We have the well established procedure that has been used to determine appeals against rateable value; that is, whether there is deterioration in the circumstances of a property. Paragraph 2(7) of Schedule 6 to the Local Government Act 1988 lays out the matters to be taken into account. They include,
“matters affecting the physical state or physical enjoyment of the hereditament … the mode or category of occupation of the hereditament … matters affecting the physical state of the locality in which the hereditament is situated or which, though not affecting the physical state of the locality, are nonetheless physically manifest there, and … the use or occupation of other premises situated in the locality”.
This definition sets out the criteria for when a change happens to a business and a rating reduction can be allowed. It is a well used and well understood definition that could, with advantage, be used to define when an MRO option could be triggered. I hope my noble friend will reflect further on this before Report.
I come now to Amendment 82 and the points made by the noble Lord, Lord Snape. This is an important amendment and I do not think it has been addressed in new Clause 42. The amendment inserts into the Pubs Code:
“The Pubs Code shall offer an exemption from the Market Rent Only Option for a mutually agreed period in return for a significant investment by a large pub-owning business in that tenant’s pub”.
This would mean that if a pub-owning business spends a significant sum improving a pub, the Pubs Code would permit an agreement with the tenant for a period during which there would be an exemption from the MRO option.
Those who successfully proposed the amendment to Part 4 of the Bill in the House of Commons see the tie as universally malign—the point that the noble Lord, Lord Snape, and I discussed a few minutes ago—an arrangement without merit and having no benefit. But this is not true. I was challenged by the noble Lord, Lord Snape, at Second Reading to produce evidence to support the continuation of the tie in any form, and this I will now do, with a couple of examples.
If I may, I will take the Committee to the Black Bull in Mansfield. I should make it clear that the tenant, Janice Shaw, has given permission for me to use it as an example. When Janice Shaw took the pub on, it was trading at about £7,000 a week as a result of a lack of catering facilities, which resulted in strict food service times and a rather poor food offering. The brewery invested £100,000 in the pub. It addressed kitchen standards and capacity, doubling the size of the kitchen by extending it into the car park. In addition, the pub was redecorated, with new signage and fixtures and fittings. The result is that the turnover is up to £10,000 week—an increase of £3,000 a week or £150,000 a year. The brewery has increased the rent by £5,200, from £32,800 to £38,000, and is making, as it wished me to remind the Committee, £6,000 more from increased sales of beer. So from Janice Shaw’s point of view, she has £150,000 of extra revenue while the landlord has £11,200 of extra profit. It is doubtful whether a bank would have funded this. It is a messy lend, being part construction work, part purchase of fixtures and fittings, and part redecoration. Of course, a bank would not have had the same vision and confidence as to the likely success post-investment.

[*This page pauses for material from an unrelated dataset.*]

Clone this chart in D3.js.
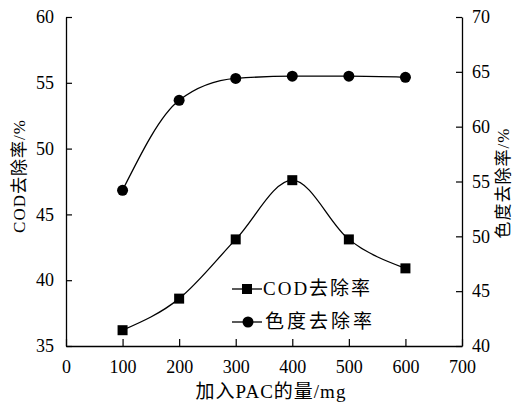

My second example is the Crown Hotel in Southwell, Nottinghamshire. Anna Guise is the current tenant. She took on the Crown in 2005. Although pretty well run, the site had become tired, resulting in the consumer often becoming confused; little food was being sold; the reliance on the town centre drinking circuit was evident; and there was a need to change to a more balanced offer in order to appeal to wider consumer groups. Anna Guise tried to invest in the site but could not afford the necessary capital and the pub remained in decline. To support the operation, the brewery reduced the rent and Anna’s father supported her with regular cash injections.
The brewery invested £84,000 in November 2013 without requesting any rental uplift. The cap ex addressed both internal and external standards, modernising throughout. It developed the back bar to include coffee, wine and a more rounded offer. A new menu was introduced and food was served all day. The evening drinking remained but the message to the consumer was that the feel of the building had been improved and fresh signage was introduced. Post investment,
decline has been reversed and there is now 39% growth. That has enabled her to plan for a brighter future for her pub.
The basic point is that integrated pubcos that wish to sell will not invest £100,000, or even £84,000, if there is no guarantee that they will be able to sell their beer and if, after the money has been accepted and an investment has transformed the pub, the tenant will be able to say that they want to change the basis of the contract. The amendment would permit—not require—a situation in which if significant investment has taken place, of the sort that I have just described, the two sides could agree a period during which the MRO option would not be available. Without this, pubco investment will be significantly reduced, and I hope that my noble friend can give some reassurance on that point.
Amendments 84, 85 and 87 are drafting amendments to Clause 42(8). Subsection (8) is concerned with the 90-day assessment period during which an independent assessor reaches a judgment on the terms of the no-tie agreement. It is important to be clear what happens during that 90-day interregnum. It must be made clear that the tenant must comply with the existing contract until the new MRO contract comes into effect.
Finally—no doubt much to the relief of the Committee—Amendment 89 is paralleled in large measure by Amendment 83A in the name of my noble friend Lord Borwick, concerning the rather unattractively named SCORFA—special commercial or financial advantages. I will leave my noble friend to address that and how it will fit into the MRO world post the break of the tie.
I recognise that I have thrown a lot at my noble friend in the last few minutes, although I hope that her officials were already aware of my direction of travel. It is important that all parties to the debate get clarity on the Government’s position. I am talking not about clarity on the broad principle—we all understand the MRO option—but rather on the more granular aspects of how the policy is intended to operate and what the consequences are likely to be.